§ To be done:
Count the lines below that contain the word "standalone", and reply with only that number.

start Raw data

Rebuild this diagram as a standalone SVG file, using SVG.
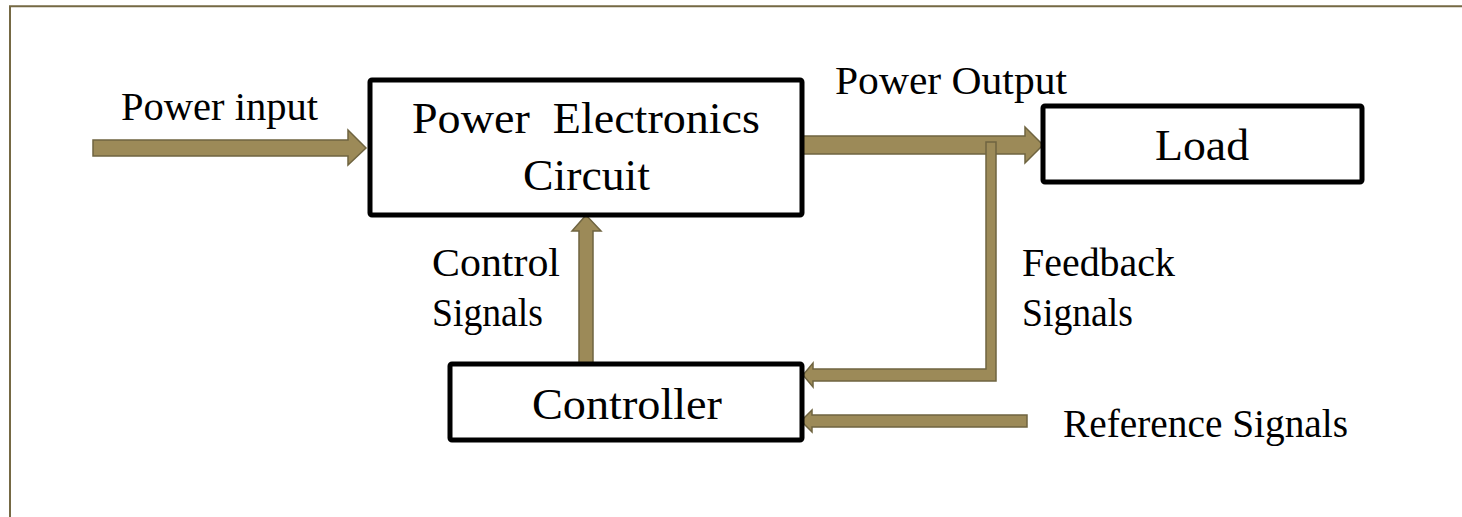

end Raw data
start Raw data

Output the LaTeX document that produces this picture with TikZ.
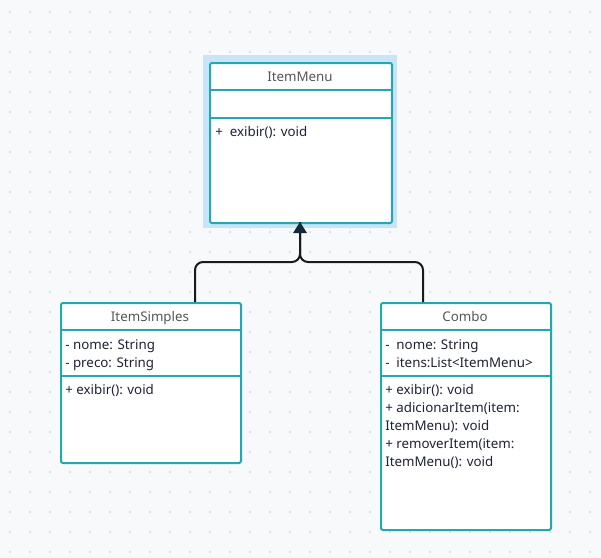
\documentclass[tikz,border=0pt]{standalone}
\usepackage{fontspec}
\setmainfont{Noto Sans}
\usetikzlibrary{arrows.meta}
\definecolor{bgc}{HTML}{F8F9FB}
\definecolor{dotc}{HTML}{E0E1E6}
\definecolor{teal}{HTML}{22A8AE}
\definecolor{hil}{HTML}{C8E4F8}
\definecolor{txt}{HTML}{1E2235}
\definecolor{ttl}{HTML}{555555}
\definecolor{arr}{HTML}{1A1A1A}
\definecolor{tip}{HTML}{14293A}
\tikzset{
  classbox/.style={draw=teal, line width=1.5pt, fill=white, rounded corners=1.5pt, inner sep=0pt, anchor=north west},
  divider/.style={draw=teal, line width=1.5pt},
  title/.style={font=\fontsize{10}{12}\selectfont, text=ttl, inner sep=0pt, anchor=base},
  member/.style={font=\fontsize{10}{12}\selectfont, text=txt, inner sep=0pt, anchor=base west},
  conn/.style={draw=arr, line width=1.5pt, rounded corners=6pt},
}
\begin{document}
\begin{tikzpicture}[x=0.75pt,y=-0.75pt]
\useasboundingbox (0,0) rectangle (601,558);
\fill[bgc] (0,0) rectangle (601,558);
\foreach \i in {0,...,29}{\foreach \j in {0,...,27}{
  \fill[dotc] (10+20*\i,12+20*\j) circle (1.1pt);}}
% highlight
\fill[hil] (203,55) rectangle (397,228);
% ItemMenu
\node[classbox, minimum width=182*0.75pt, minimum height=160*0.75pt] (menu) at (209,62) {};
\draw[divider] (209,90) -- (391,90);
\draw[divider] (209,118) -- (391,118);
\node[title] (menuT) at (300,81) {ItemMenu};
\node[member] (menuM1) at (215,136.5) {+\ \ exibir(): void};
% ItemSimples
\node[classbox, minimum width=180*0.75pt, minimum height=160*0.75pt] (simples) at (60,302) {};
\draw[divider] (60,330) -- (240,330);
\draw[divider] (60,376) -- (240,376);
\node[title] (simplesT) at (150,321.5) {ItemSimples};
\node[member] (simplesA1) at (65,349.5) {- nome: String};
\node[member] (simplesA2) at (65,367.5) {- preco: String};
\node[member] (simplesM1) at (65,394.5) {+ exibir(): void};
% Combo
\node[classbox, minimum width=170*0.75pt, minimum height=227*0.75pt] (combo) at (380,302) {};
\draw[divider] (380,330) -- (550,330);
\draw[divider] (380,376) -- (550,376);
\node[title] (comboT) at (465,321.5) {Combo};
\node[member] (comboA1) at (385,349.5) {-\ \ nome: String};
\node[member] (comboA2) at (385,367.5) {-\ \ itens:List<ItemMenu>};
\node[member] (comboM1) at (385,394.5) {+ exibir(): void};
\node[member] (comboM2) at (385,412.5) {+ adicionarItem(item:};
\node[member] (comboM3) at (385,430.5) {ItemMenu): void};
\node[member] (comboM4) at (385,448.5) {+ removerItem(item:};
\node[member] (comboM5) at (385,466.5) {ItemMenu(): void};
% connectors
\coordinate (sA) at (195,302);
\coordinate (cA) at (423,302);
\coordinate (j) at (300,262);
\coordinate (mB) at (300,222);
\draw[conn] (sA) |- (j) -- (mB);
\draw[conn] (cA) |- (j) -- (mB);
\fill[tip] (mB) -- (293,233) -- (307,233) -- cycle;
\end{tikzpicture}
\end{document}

end Raw data
start Raw data

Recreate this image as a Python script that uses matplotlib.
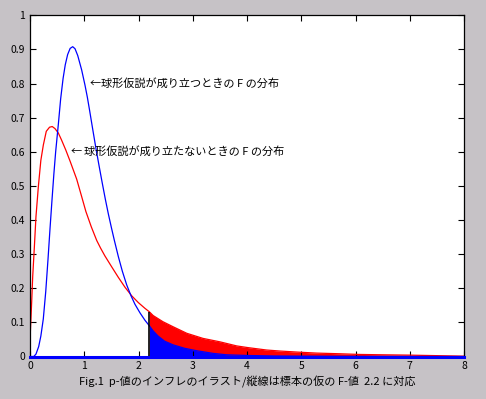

end Raw data

§ The output:
2